─── Records supplied ───
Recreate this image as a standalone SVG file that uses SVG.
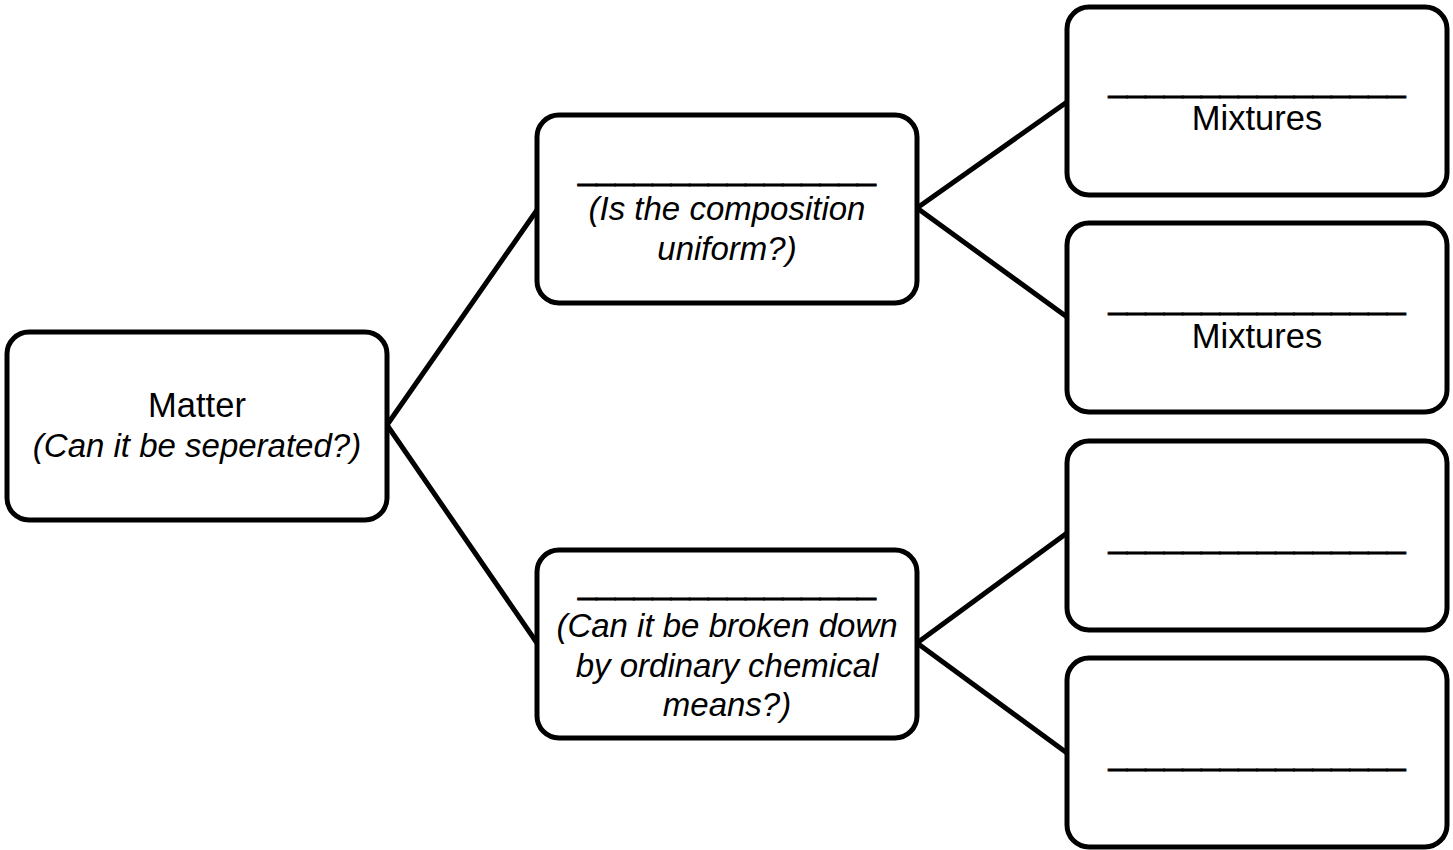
<svg xmlns="http://www.w3.org/2000/svg" width="1453" height="850" viewBox="0 0 1453 850">
<style>
.box{fill:#fff;stroke:#000;stroke-width:5}
.con{fill:none;stroke:#000;stroke-width:5;stroke-linecap:round;stroke-linejoin:round}
text{font-family:"Liberation Sans",Arial,sans-serif;font-size:33px;fill:#000;text-anchor:middle}
.r{font-size:34.5px}
.q{font-style:italic}
.u{stroke:#000;stroke-width:0.8}
</style>
<rect width="1453" height="850" fill="#fff"/>
<g id="connectors">
<line class="con" x1="387" y1="425" x2="537" y2="210"/>
<line class="con" x1="387" y1="425" x2="537" y2="643"/>
<line class="con" x1="917" y1="208" x2="1067" y2="102"/>
<line class="con" x1="917" y1="208" x2="1067" y2="317"/>
<line class="con" x1="917" y1="643" x2="1067" y2="533"/>
<line class="con" x1="917" y1="643" x2="1067" y2="753"/>
</g>
<g id="matter">
<rect class="box" x="7" y="332" width="380" height="188" rx="22"/>
<text class="r" x="197" y="417">Matter</text>
<text class="q" x="197" y="457">(Can it be seperated?)</text>
</g>
<g id="composition">
<rect class="box" x="537" y="115" width="380" height="188" rx="22"/>
<text class="u" x="727" y="179" textLength="298" lengthAdjust="spacingAndGlyphs">________________</text>
<text class="q" x="727" y="220">(Is the composition</text>
<text class="q" x="727" y="260">uniform?)</text>
</g>
<g id="chemical">
<rect class="box" x="537" y="550" width="380" height="188" rx="22"/>
<text class="u" x="727" y="593" textLength="298" lengthAdjust="spacingAndGlyphs">________________</text>
<text class="q" x="727" y="637">(Can it be broken down</text>
<text class="q" x="727" y="677">by ordinary chemical</text>
<text class="q" x="727" y="716">means?)</text>
</g>
<g id="mixtures1">
<rect class="box" x="1067" y="7" width="380" height="188" rx="22"/>
<text class="u" x="1257" y="91" textLength="297" lengthAdjust="spacingAndGlyphs">________________</text>
<text class="r" x="1257" y="130">Mixtures</text>
</g>
<g id="mixtures2">
<rect class="box" x="1067" y="223" width="380" height="189" rx="22"/>
<text class="u" x="1257" y="308" textLength="297" lengthAdjust="spacingAndGlyphs">________________</text>
<text class="r" x="1257" y="348">Mixtures</text>
</g>
<g id="blank1">
<rect class="box" x="1067" y="441" width="380" height="189" rx="22"/>
<text class="u" x="1257" y="547" textLength="297" lengthAdjust="spacingAndGlyphs">________________</text>
</g>
<g id="blank2">
<rect class="box" x="1067" y="658" width="380" height="189" rx="22"/>
<text class="u" x="1257" y="764" textLength="297" lengthAdjust="spacingAndGlyphs">________________</text>
</g>
</svg>
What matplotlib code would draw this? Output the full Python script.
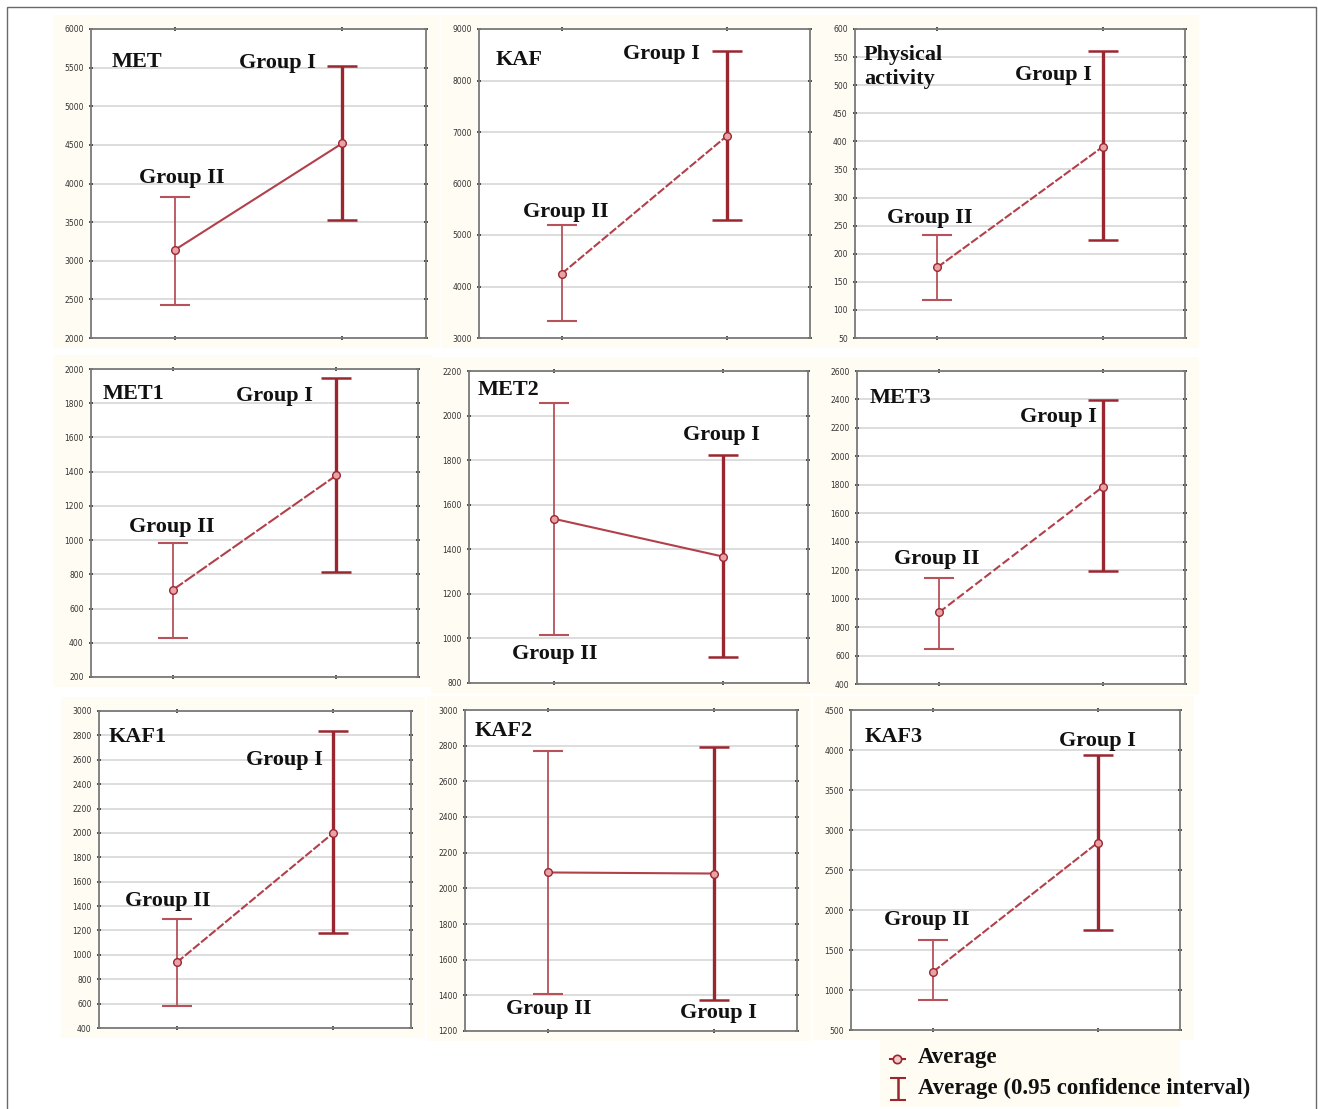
import matplotlib
matplotlib.use('Agg')
import matplotlib.pyplot as plt
import numpy as np
from matplotlib.patches import Rectangle

# ---------------- data ----------------
panels = ["MET", "KAF", "Physical\nactivity", "MET1", "MET2", "MET3", "KAF1", "KAF2", "KAF3"]
groups = ["Group II", "Group I"]
mean_g2 = [3140, 4250, 176, 709, 1537, 903, 939, 2089, 1229]
low_g2 = [2430, 3330, 118, 429, 1015, 645, 578, 1409, 875]
high_g2 = [3830, 5190, 233, 983, 2057, 1145, 1298, 2770, 1625]
mean_g1 = [4520, 6930, 390, 1378, 1367, 1787, 1998, 2083, 2842]
low_g1 = [3525, 5290, 224, 814, 918, 1195, 1177, 1372, 1750]
high_g1 = [5515, 8570, 560, 1947, 1824, 2395, 2836, 2794, 3938]
y_min = [2000, 3000, 50, 200, 800, 400, 400, 1200, 500]
y_max = [6000, 9000, 600, 2000, 2200, 2600, 3000, 3000, 4500]
y_step = [500, 1000, 50, 200, 200, 200, 200, 200, 500]
legend_labels = ["Average", "Average (0.95 confidence interval)"]

# ---------------- layout (pixels) ----------------
W, H = 1318, 1109
boxes = [(91, 29, 426, 338), (479, 29, 810, 338), (855, 29, 1185, 338),
         (91, 369, 418, 677), (469, 371, 808, 683), (857, 371, 1185, 684),
         (99, 711, 411, 1028), (465, 710, 797, 1031), (851, 710, 1180, 1030)]
# (x, y) axes-fraction positions for title, Group I, Group II labels
title_pos = [(0.063, 0.893), (0.051, 0.90), (0.027, 0.877), (0.034, 0.919), (0.024, 0.939),
             (0.037, 0.914), (0.032, 0.918), (0.03, 0.935), (0.04, 0.916)]
g1_pos = [(0.558, 0.89), (0.55, 0.919), (0.60, 0.851), (0.56, 0.912), (0.746, 0.795),
          (0.613, 0.853), (0.593, 0.845), (0.762, 0.056), (0.748, 0.903)]
g2_pos = [(0.272, 0.518), (0.263, 0.408), (0.227, 0.388), (0.248, 0.487), (0.254, 0.093),
          (0.244, 0.40), (0.221, 0.40), (0.253, 0.069), (0.231, 0.344)]
line_styles = ['-', (0, (4, 1)), (0, (4, 1)), (0, (6, 1)), '-', (0, (4, 1.5)),
               (0, (4, 1)), '-', (0, (4, 1))]

cream = '#fffcf3'
c_light = '#b8525a'
c_dark = '#9a2630'
c_line = '#b2404a'
serif = ['Liberation Serif', 'DejaVu Serif']

fig = plt.figure(figsize=(W / 100, H / 100), dpi=100)
fig.patch.set_facecolor('white')


def frect(l, t, r, b):
    return (l / W, 1 - b / H), (r - l) / W, (b - t) / H


# outer frame
xy, w, h = frect(7, 7, 1316, 1130)
fig.patches.append(Rectangle(xy, w, h, transform=fig.transFigure, fill=False,
                             edgecolor='#6a6a6a', lw=1.0, zorder=-5))

for i, (l, t, r, b) in enumerate(boxes):
    xy, w, h = frect(l - 38, t - 14, r + 14, b + 10)
    fig.patches.append(Rectangle(xy, w, h, transform=fig.transFigure,
                                 facecolor=cream, edgecolor='none', zorder=-5))
    (x0, y0), w, h = frect(l, t, r, b)
    ax = fig.add_axes([x0, y0, w, h])
    ax.set_zorder(1)
    ax.set_facecolor('white')
    ax.set_xlim(-0.5, 1.5)
    ax.set_ylim(y_min[i], y_max[i])
    ax.set_yticks(np.arange(y_min[i], y_max[i] + y_step[i] / 2, y_step[i]))
    ax.set_xticks([0, 1])
    ax.set_xticklabels(['', ''])
    ax.grid(axis='y', color='#dadada', lw=1.3)
    ax.set_axisbelow(True)
    for s in ax.spines.values():
        s.set_color('#7a7a7a')
        s.set_linewidth(1.3)
    ax.tick_params(axis='y', labelsize=5.5, labelcolor='#333333', length=2.5,
                   direction='inout', width=1.2, color='#333333', right=True, pad=4)
    ax.tick_params(axis='x', length=2.5, direction='inout', width=1.2,
                   color='#333333', top=True)
    for lab in ax.get_yticklabels():
        lab.set_fontfamily('DejaVu Sans')

    m2, m1 = mean_g2[i], mean_g1[i]
    ax.plot([0, 1], [m2, m1], color=c_line, lw=1.5, ls=line_styles[i], zorder=3)
    ax.errorbar([0], [m2], yerr=[[m2 - low_g2[i]], [high_g2[i] - m2]], fmt='none',
                ecolor=c_light, elinewidth=1.3, capsize=11, capthick=1.5, zorder=4)
    ax.errorbar([1], [m1], yerr=[[m1 - low_g1[i]], [high_g1[i] - m1]], fmt='none',
                ecolor=c_dark, elinewidth=2.4, capsize=11, capthick=1.8, zorder=4)
    ax.plot([0, 1], [m2, m1], 'o', ms=5.5, mfc='#e9a3a6', mec=c_dark, mew=1.0,
            ls='none', zorder=5)

    tx, ty = title_pos[i]
    ax.text(tx, ty, panels[i], transform=ax.transAxes, ha='left', va='center',
            fontsize=16, fontweight='bold', family=serif, color='#111111',
            linespacing=1.25)
    gx, gy = g1_pos[i]
    ax.text(gx, gy, groups[1], transform=ax.transAxes, ha='center', va='center',
            fontsize=16, fontweight='bold', family=serif, color='#111111')
    gx, gy = g2_pos[i]
    ax.text(gx, gy, groups[0], transform=ax.transAxes, ha='center', va='center',
            fontsize=16, fontweight='bold', family=serif, color='#111111')

# legend
(x0, y0), w, h = frect(880, 1040, 1180, 1107)
lax = fig.add_axes([x0, y0, w, h])
lax.set_zorder(1)
lax.set_xlim(880, 1180)
lax.set_ylim(1107, 1040)
lax.axis('off')
lax.add_patch(Rectangle((880, 1040), 300, 67, facecolor=cream, edgecolor='none', zorder=0))
lax.plot([890, 905], [1059, 1059], color=c_dark, lw=1.5, clip_on=False)
lax.plot([897.5], [1059], 'o', ms=6, mfc='#f3c9c9', mec=c_dark, mew=1.2, clip_on=False)
lax.errorbar([898], [1089], yerr=[[11], [11]], fmt='none', ecolor=c_dark,
             elinewidth=1.8, capsize=6, capthick=1.5, clip_on=False)
lax.text(918, 1058, legend_labels[0], ha='left', va='center', fontsize=16.5,
         fontweight='bold', family=serif, color='#111111', clip_on=False)
lax.text(918, 1088, legend_labels[1], ha='left', va='center', fontsize=16.5,
         fontweight='bold', family=serif, color='#111111', clip_on=False)

fig.savefig('out.png', dpi=100)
───
▶ [Stated task]:
Output exactly the lines from the one containing "What matplotlib code" through the one containing "from matplotlib.patches import Rectangle", both included, and nothing else; leave out any pictures.

▶ [Task result]:
What matplotlib code would draw this? Output the full Python script.
import matplotlib
matplotlib.use('Agg')
import matplotlib.pyplot as plt
import numpy as np
from matplotlib.patches import Rectangle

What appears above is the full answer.